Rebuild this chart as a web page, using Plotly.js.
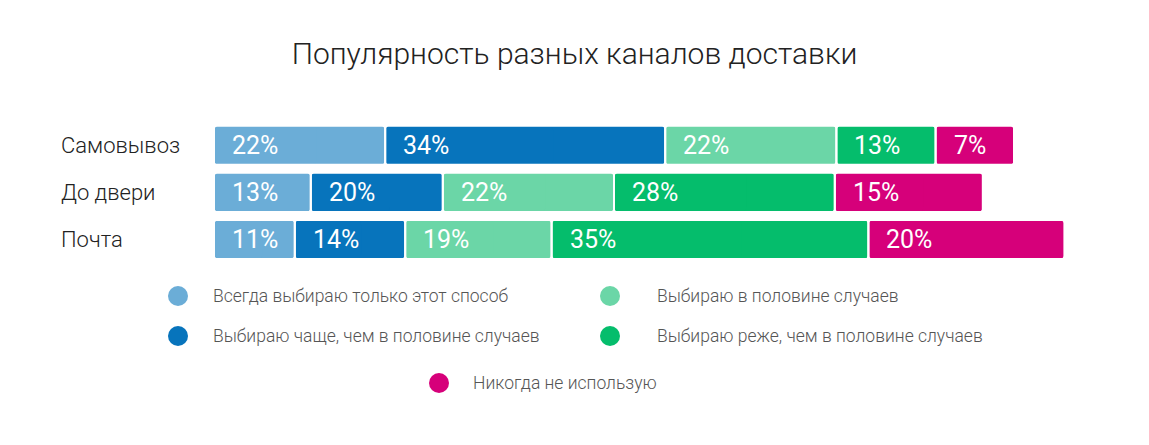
● ● ● ● ● ● ●
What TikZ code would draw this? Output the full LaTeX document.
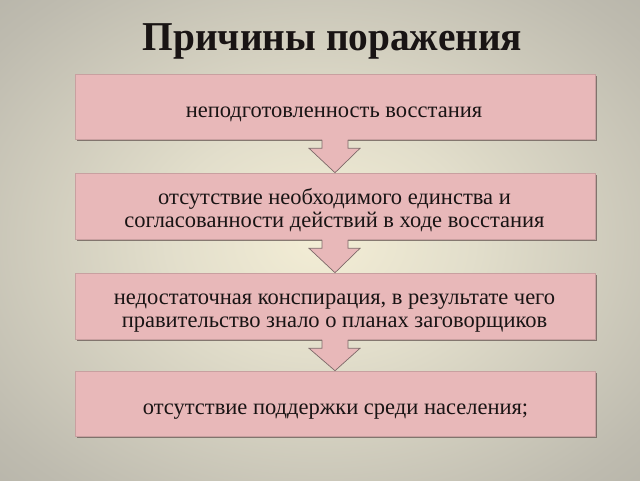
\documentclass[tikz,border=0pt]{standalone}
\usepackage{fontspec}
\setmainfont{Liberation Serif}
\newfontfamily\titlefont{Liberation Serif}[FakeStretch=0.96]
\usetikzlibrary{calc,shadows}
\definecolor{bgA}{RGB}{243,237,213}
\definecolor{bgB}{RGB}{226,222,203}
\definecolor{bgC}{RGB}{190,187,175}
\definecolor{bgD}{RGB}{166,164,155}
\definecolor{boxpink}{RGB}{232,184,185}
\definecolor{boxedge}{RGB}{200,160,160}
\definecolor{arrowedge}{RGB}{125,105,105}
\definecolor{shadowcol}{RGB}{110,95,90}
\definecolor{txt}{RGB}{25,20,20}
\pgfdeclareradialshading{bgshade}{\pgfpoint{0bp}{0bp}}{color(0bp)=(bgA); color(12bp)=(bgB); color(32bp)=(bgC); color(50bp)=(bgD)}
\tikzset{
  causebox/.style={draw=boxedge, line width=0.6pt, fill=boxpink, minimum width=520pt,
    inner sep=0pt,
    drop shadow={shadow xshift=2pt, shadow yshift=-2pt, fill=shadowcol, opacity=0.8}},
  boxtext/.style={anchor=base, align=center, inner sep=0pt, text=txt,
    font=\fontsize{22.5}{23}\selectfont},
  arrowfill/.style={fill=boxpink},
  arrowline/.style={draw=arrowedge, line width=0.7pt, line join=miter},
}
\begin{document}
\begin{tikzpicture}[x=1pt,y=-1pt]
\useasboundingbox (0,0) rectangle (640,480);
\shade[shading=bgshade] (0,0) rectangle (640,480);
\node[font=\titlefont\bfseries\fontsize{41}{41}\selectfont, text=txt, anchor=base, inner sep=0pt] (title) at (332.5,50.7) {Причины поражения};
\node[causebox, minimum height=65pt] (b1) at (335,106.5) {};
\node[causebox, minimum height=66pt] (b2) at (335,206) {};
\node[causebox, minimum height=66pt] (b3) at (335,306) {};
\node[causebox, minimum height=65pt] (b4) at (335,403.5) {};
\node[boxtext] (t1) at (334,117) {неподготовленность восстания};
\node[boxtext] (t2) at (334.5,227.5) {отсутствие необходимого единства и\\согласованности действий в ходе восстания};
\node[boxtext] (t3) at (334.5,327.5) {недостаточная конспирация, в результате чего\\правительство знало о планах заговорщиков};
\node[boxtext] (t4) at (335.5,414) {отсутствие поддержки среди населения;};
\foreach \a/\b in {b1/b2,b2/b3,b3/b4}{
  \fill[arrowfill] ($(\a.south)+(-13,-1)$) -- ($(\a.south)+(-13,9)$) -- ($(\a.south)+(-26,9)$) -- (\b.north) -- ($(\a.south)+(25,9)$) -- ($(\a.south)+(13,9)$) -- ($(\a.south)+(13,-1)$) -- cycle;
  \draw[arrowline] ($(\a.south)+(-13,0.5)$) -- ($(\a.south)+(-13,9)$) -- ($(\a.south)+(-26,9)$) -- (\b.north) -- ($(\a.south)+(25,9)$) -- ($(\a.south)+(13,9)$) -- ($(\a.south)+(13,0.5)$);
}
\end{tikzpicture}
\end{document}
● ● ● ● ● ● ●
WHAT YOU HAVE TO DO: Show the lines where the word "draw" appears in the entries.

RESPONSE:
What TikZ code would draw this? Output the full LaTeX document.
  causebox/.style={draw=boxedge, line width=0.6pt, fill=boxpink, minimum width=520pt,
  arrowline/.style={draw=arrowedge, line width=0.7pt, line join=miter},
  \draw[arrowline] ($(\a.south)+(-13,0.5)$) -- ($(\a.south)+(-13,9)$) -- ($(\a.south)+(-26,9)$) -- (\b.north) -- ($(\a.south)+(25,9)$) -- ($(\a.south)+(13,9)$) -- ($(\a.south)+(13,0.5)$);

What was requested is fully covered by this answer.